The problem isn’t the instructions; it is any and all of the variables that they touch.

If there is a simple piece of code that just sets two variables, it is possible that one instance sets the first one, but then is leapfrogged by another instance setting both. After the first instance finally sets the last variable, the state is corrupt. The value of the variables is a mix between the two concurrent processes. If the intent of the instructions was to make sure both are consistent, it didn’t work.

If it was just an issue with a single function call that could be managed by adding a critical section on top of the two assignments, but more often than not, a function call is the root of a tree of execution that can include all sorts of other function calls with similar issues.

A simple way around this is to add big global locks around stuff, but that effectively serializes the execution, thus defeating most of the benefits of concurrency. You just added a boatload of extra complexity for nothing.

It doesn’t help if you are just reading variables if they can be changed elsewhere. A second writing thread could be half completed during the read, which is the same problem as before.

You can make it all immutable, but you still have to be very concerned with the lifetime of the data. Where it is loaded or deleted from memory can get corrupted too. You can only ignore thread safety when everything is preloaded first, strictly immutable, and never deleted.

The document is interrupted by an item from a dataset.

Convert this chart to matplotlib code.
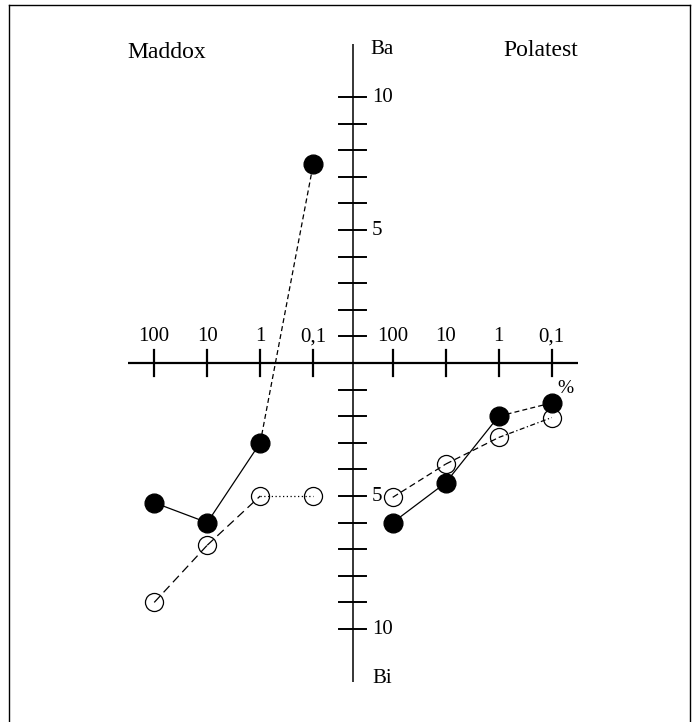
import matplotlib
matplotlib.use("Agg")
import matplotlib.pyplot as plt
from matplotlib.lines import Line2D

# ---- data (Ba positive, Bi negative) ----
categories = ['100', '10', '1', '0,1']
maddox_filled = [-5.25, -6.0, -3.0, 7.47]
maddox_open = [-9.0, -6.85, -5.0, -5.0]
polatest_filled = [-6.0, -4.5, -2.0, -1.5]
polatest_open = [-5.05, -3.8, -2.8, -2.05]
y_tick_values = [1, 2, 3, 4, 5, 6, 7, 8, 9, 10]
y_tick_labels = {5: '5', 10: '10'}

# ---- styles ----
seg_maddox_filled = ['-', '-', (0, (4, 2.5))]
seg_maddox_open = [(0, (7, 4)), (0, (7, 4)), (0, (1, 2))]
seg_polatest_filled = ['-', '-', (0, (4, 2.5))]
seg_polatest_open = [(0, (5, 3)), (0, (5, 3)), (0, (4, 2, 1, 2))]

plt.rcParams['font.family'] = ['Liberation Serif', 'DejaVu Serif']

fig = plt.figure(figsize=(6.97, 7.22), dpi=100)
ax = fig.add_axes([0, 0, 1, 1])
ax.set_xlim(-6.660, 6.491)
ax.set_ylim(-13.496, 13.647)
ax.axis('off')

n = len(categories)
x_left = [-(n - 1 - i) - 0.75 for i in range(n)]
x_right = [i + 0.75 for i in range(n)]

# axes lines
ax.plot([-4.25, 4.25], [0, 0], color='black', lw=1.6, solid_capstyle='butt')
ax.plot([0, 0], [-12.0, 12.0], color='black', lw=1.1, solid_capstyle='butt')

# x ticks and labels
for xs in (x_left, x_right):
    for xv, lab in zip(xs, categories):
        ax.plot([xv, xv], [-0.49, 0.49], color='black', lw=1.6)
        ax.text(xv, 0.98, lab, ha='center', va='center', fontsize=15)

# y ticks
for v in y_tick_values:
    for s in (1, -1):
        ax.plot([-0.26, 0.25], [s * v, s * v], color='black', lw=1.4)
        if v in y_tick_labels:
            ax.text(0.36, s * v, y_tick_labels[v], ha='left', va='center', fontsize=15)

ax.text(0.32, 11.78, 'Ba', ha='left', va='center', fontsize=15)
ax.text(0.36, -11.85, 'Bi', ha='left', va='center', fontsize=15)
ax.text(-3.51, 11.67, 'Maddox', ha='center', va='center', fontsize=17)
ax.text(3.55, 11.74, 'Polatest', ha='center', va='center', fontsize=17)
ax.text(4.0, -0.94, '%', ha='center', va='center', fontsize=14)


def draw_series(xs, ys, segs, filled):
    for i in range(len(xs) - 1):
        ax.plot(xs[i:i + 2], ys[i:i + 2], color='black', lw=0.9, linestyle=segs[i])
    if filled:
        ax.plot(xs, ys, 'o', ms=13.5, mfc='black', mec='black', ls='none', zorder=5)
    else:
        ax.plot(xs, ys, 'o', ms=13, mfc='none', mec='black', mew=0.9, ls='none', zorder=5)


draw_series(x_left, maddox_filled, seg_maddox_filled, True)
draw_series(x_left, maddox_open, seg_maddox_open, False)
draw_series(x_right, polatest_filled, seg_polatest_filled, True)
draw_series(x_right, polatest_open, seg_polatest_open, False)

# frame (left, top, right)
W, H = 697.0, 722.0
fx0, fx1, fy = 9 / W, 690 / W, 1 - 5 / H
fig.add_artist(Line2D([fx0, fx0], [0, fy], transform=fig.transFigure, color='black', lw=1.0))
fig.add_artist(Line2D([fx0, fx1], [fy, fy], transform=fig.transFigure, color='black', lw=1.0))
fig.add_artist(Line2D([fx1, fx1], [0, fy], transform=fig.transFigure, color='black', lw=1.0))

fig.savefig('out.png', dpi=100)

Most days, concurrency is not worth the effort. You need it for multi-use code like a web server, but you also want to ensure the scope of any variable is tightly bound to the thread of execution. That is, at the start of the thread, you create everything you need, and it is never shared. Any global you need is strictly immutable and never changes or gets deleted. Then you can ignore it all. Locking is too easy to get wrong.

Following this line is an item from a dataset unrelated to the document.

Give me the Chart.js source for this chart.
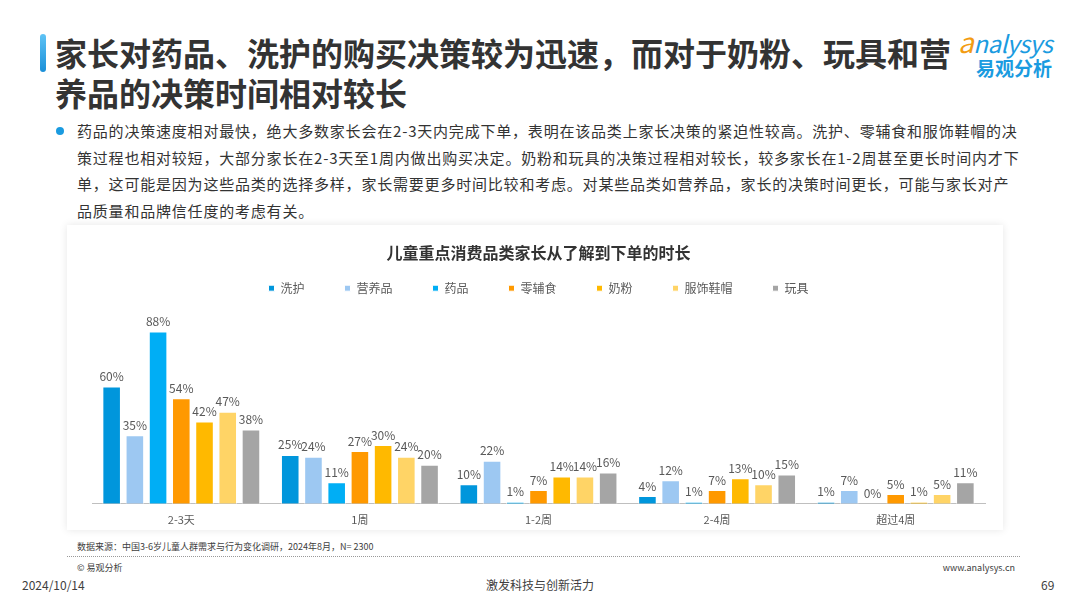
<!DOCTYPE html>
<html>
<head>
<meta charset="utf-8">
<script src="https://cdn.jsdelivr.net/npm/chart.js@4.4.0/dist/chart.umd.min.js"></script>
<style>
  body { margin: 0; width: 1080px; height: 608px; background: #fff; font-family: "Noto Sans CJK SC", "Noto Sans", sans-serif; position: relative; overflow: hidden; color: #333; }
  .accent { position: absolute; left: 40px; top: 34px; width: 6px; height: 38px; border-radius: 3px; background: linear-gradient(#5fc3f5, #1a8fd8); }
  .title { position: absolute; left: 55px; top: 32px; font-size: 32px; font-weight: bold; line-height: 40px; color: #333; white-space: nowrap; }
  .logo { position: absolute; left: 958px; top: 28px; width: 115px; }
  .logo .en { font-size: 24px; color: #1a9be0; font-style: italic; letter-spacing: -0.5px; line-height: 26px; }
  .logo .en span { color: #f39c12; font-size: 28px; }
  .logo .cn { font-size: 19px; color: #1a9be0; font-weight: bold; margin-left: 18px; line-height: 24px; }
  .dot { position: absolute; left: 56px; top: 127px; width: 8px; height: 8px; border-radius: 50%; background: #1a9be0; }
  .para { position: absolute; left: 77px; top: 118px; font-size: 15px; letter-spacing: 0.8px; line-height: 26.5px; color: #333; white-space: nowrap; }
  .card { position: absolute; left: 67px; top: 225px; width: 936px; height: 305px; background: #fff; box-shadow: 0 0 8px rgba(0,0,0,0.10); }
  .src { position: absolute; left: 77px; top: 540px; font-size: 9px; color: #404040; }
  .rule { position: absolute; left: 67px; top: 556px; width: 953px; border-top: 1px dotted #999; }
  .copy { position: absolute; left: 77px; top: 561px; font-size: 9px; color: #404040; }
  .site { position: absolute; right: 65px; top: 561px; font-size: 9px; color: #404040; }
  .date { position: absolute; left: 22px; top: 576px; font-size: 12px; color: #404040; }
  .slogan { position: absolute; left: 0; width: 1080px; text-align: center; top: 576px; font-size: 12px; color: #404040; }
  .page { position: absolute; left: 1041px; top: 576px; font-size: 12px; color: #404040; }
</style>
</head>
<body>
<div class="accent"></div>
<div class="title">家长对药品、洗护的购买决策较为迅速，而对于奶粉、玩具和营<br>养品的决策时间相对较长</div>
<div class="logo"><div class="en"><span>a</span>nalysys</div><div class="cn">易观分析</div></div>
<div class="dot"></div>
<div class="para">药品的决策速度相对最快，绝大多数家长会在2-3天内完成下单，表明在该品类上家长决策的紧迫性较高。洗护、零辅食和服饰鞋帽的决<br>策过程也相对较短，大部分家长在2-3天至1周内做出购买决定。奶粉和玩具的决策过程相对较长，较多家长在1-2周甚至更长时间内才下<br>单，这可能是因为这些品类的选择多样，家长需要更多时间比较和考虑。对某些品类如营养品，家长的决策时间更长，可能与家长对产<br>品质量和品牌信任度的考虑有关。</div>
<div class="card"><canvas id="c" width="936" height="305"></canvas></div>
<div class="src">数据来源：中国3-6岁儿童人群需求与行为变化调研，2024年8月，N= 2300</div>
<div class="rule"></div>
<div class="copy">© 易观分析</div>
<div class="site">www.analysys.cn</div>
<div class="date">2024/10/14</div>
<div class="slogan">激发科技与创新活力</div>
<div class="page">69</div>
<script>
const categories = ['2-3天', '1周', '1-2周', '2-4周', '超过4周'];
const xihu = [60, 25, 10, 4, 1];        // 洗护
const yingyang = [35, 24, 22, 12, 7];   // 营养品
const yaopin = [88, 11, 1, 1, 0];       // 药品
const lingfushi = [54, 27, 7, 7, 5];    // 零辅食
const naifen = [42, 30, 14, 13, 1];     // 奶粉
const fushi = [47, 24, 14, 10, 5];      // 服饰鞋帽
const wanju = [38, 20, 16, 15, 11];     // 玩具

const series = [
    { label: '洗护', data: xihu, color: '#0096DC' },
    { label: '营养品', data: yingyang, color: '#9DC8F2' },
    { label: '药品', data: yaopin, color: '#00AEF5' },
    { label: '零辅食', data: lingfushi, color: '#FF9900' },
    { label: '奶粉', data: naifen, color: '#FFB900' },
    { label: '服饰鞋帽', data: fushi, color: '#FFD466' },
    { label: '玩具', data: wanju, color: '#A5A5A5' }
];

const FONT = '"Noto Sans CJK SC", "Noto Sans", sans-serif';

// value labels above the bars
const valueLabels = {
    id: 'valueLabels',
    afterDatasetsDraw(chart) {
        const ctx = chart.ctx;
        ctx.save();
        ctx.font = '12px ' + FONT;
        ctx.fillStyle = '#595959';
        ctx.textAlign = 'center';
        ctx.textBaseline = 'bottom';
        chart.data.datasets.forEach((ds, i) => {
            chart.getDatasetMeta(i).data.forEach((bar, j) => {
                ctx.fillText(ds.data[j] + '%', bar.x, bar.y - 4);
            });
        });
        ctx.restore();
    }
};

new Chart(document.getElementById('c'), {
    type: 'bar',
    data: {
        labels: categories,
        datasets: series.map(s => ({
            label: s.label,
            data: s.data,
            backgroundColor: s.color,
            borderColor: '#ffffff',
            borderWidth: 1,
            categoryPercentage: 0.91,
            barPercentage: 0.8
        }))
    },
    options: {
        responsive: false,
        animation: false,
        layout: { padding: { left: 25, right: 18, top: 12, bottom: 3 } },
        plugins: {
            title: {
                display: true,
                text: '儿童重点消费品类家长从了解到下单的时长',
                color: '#333',
                font: { family: FONT, size: 16, weight: 'bold' },
                padding: { top: 6, bottom: -20 }
            },
            legend: {
                labels: {
                    boxWidth: 6, boxHeight: 6, padding: 40,
                    color: '#595959',
                    font: { family: FONT, size: 12 }
                }
            },
            tooltip: { enabled: false }
        },
        scales: {
            x: {
                grid: { display: false },
                border: { display: true, color: '#bfbfbf' },
                ticks: { color: '#595959', padding: 1, font: { family: FONT, size: 11 } }
            },
            y: { display: false, min: 0, max: 102 }
        }
    },
    plugins: [valueLabels]
});
</script>
</body>
</html>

Some neat language primitives like async seem to offer simple-to-use features, but if you don’t understand their limits, the cost is Heisenbugs. Strange concurrency corruptions that are so low in frequency people confuse them with random hiccups. They might occur once per year, for example, so they are entirely impossible to replicate; they tend to stay around forever and agitate the users.

If you aren’t sure, then serial execution is best. At least for the start. If a language offers features to catch absolutely every possible concurrent issue, that is good too, but one that only catches ‘most’ of them is useless because ‘some’ of them are still out there.

Most concurrent optimizations are only ever micro optimizations. The performance gains do not justify the risks involved. It is always far better to focus on normalizing the data and being frugal with the execution steps, as they can often net huge macro optimizations.

The hard part about concurrency is not learning all of the primitives but rather having a correct mental model of how they all interoperate so that the code is stable.